Most people who need a Mac Pro don’t need a huge number of PCIE slots. They usually need a few. People need onboard storage and they might have a couple of products such as HDX cards that have no workaround for other than an expansion chassis.

The previous version of Avid DSP was Pro Tools HD. You could have a huge number of Accel cards added to the core card. With HDX you can only have three. Yes, there was a demo of the 2019 Mac Pro using six but it isn’t supported officially and now the argument for it has largely gone away with the Hybrid Engine. The main reason for having more than one HDX card is down to needing more than 64 channels of IO, a limitation of a single HDX card.

Another issue for me is the ‘modular’ nature of the Mac Pro. Apple used this as a selling point for the 2019 Mac Pro. To use that word is stretching the definition (and the friendship) somewhat. To my mind a modular Mac Pro would be one where you keep the chassis and every time a new model comes out you upgrade the logic board/motherboard assembly. 

Believe it or not this is actually possible. Framework sell modular laptops with the idea being that when you upgrade its motherboard you can buy a $39 Coolermaster case for the old one and reuse it with the obvious use being as a small media server. Genius idea! But let’s get real here, the chances of Apple adopting this approach is either very close to, or actually zero but that doesn’t stop it being brilliant. Or desirable. 

My 2019 Mac Pro is worth less than half what I paid for it. I accept that.  I don’t like it but that is what happens with technology. Imagine if I could upgrade it to the latest specification and reuse the old board in a cheaper chassis. We also know the Apple silicon machines run a lot cooler so you wouldn’t need a huge case with enormous fans in them either.

I also accept that the move to SoC means that a new Mac Pro will never be as upgradeable as they once were but the form factor needs to evolve more than it has for it to be viable, especially given the cost. If I was in the market right now for a new studio computer it wouldn’t be the new Mac Pro. It would certainly be the Studio but that isn’t an ideal machine either. It is not internally expandable and I would still need two expansion chassis for storage and my HDX card and there is the speed limitation for file transfers over Thunderbolt 3.

What Would I Like To See Apple Do For Professionals?

In my opinion if Apple want to really make a machine that appeals to professionals then it isn’t the new Mac Pro and whilst the Studio might suit a lot of people, it doesn’t suit everyone and I include myself in that. The Studio just has the fewest downsides, partly because it is cheaper. What I want to see is a machine that has a few slots (let’s say three), a shedload of internal PCIE 4.0 NVME expansion and a smaller case. It could be half the size of the Mac Pro. Hopefully it would be cheaper than one too.

If this machine was available today I would sell both the Mac Pro and the Mac Studio and buy it. But it is not, so I won’t, nor will I be buying anything else for now.

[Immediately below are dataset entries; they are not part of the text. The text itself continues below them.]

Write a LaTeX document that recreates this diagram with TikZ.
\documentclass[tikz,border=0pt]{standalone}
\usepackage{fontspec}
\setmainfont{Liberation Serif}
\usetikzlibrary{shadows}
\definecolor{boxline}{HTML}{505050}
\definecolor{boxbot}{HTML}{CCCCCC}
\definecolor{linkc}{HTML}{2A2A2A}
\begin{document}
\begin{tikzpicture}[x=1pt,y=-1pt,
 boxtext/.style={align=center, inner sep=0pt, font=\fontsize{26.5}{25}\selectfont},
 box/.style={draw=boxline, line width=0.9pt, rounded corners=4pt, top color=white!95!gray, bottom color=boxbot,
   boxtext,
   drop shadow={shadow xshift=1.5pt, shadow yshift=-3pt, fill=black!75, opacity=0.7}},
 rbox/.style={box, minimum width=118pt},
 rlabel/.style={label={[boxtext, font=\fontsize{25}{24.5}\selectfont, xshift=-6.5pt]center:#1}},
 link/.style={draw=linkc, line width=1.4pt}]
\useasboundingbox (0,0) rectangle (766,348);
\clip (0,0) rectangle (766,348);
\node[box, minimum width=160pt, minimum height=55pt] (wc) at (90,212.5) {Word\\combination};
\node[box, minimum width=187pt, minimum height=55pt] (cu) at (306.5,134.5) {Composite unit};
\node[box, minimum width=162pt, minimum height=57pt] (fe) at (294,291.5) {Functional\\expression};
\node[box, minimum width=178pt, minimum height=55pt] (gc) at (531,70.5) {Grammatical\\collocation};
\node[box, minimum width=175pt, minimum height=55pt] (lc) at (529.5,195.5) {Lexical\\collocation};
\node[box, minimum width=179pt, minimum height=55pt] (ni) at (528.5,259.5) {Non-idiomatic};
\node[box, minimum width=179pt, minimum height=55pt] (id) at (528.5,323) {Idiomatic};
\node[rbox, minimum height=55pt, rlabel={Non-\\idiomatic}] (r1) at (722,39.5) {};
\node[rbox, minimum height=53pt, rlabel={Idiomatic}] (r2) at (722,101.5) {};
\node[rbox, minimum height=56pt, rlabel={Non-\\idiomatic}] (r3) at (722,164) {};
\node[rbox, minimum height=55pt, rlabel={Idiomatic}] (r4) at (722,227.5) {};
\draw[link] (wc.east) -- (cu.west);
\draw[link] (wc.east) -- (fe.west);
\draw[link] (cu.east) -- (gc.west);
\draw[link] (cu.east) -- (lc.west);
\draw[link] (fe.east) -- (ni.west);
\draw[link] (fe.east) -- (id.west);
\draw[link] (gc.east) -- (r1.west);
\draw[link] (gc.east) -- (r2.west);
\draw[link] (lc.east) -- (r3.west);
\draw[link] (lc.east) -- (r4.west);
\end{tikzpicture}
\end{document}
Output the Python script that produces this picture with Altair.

I am waiting to see what Apple do with the M3, assuming that is what it will be called. The proposed move to 3nm manufacturing has the potential to see an even bigger performance increase. I just hope that when they do they look at what professionals actually need now and in the immediate future when designing these machines.

Would you buy a new Mac Pro? If not, what changes would change your mind?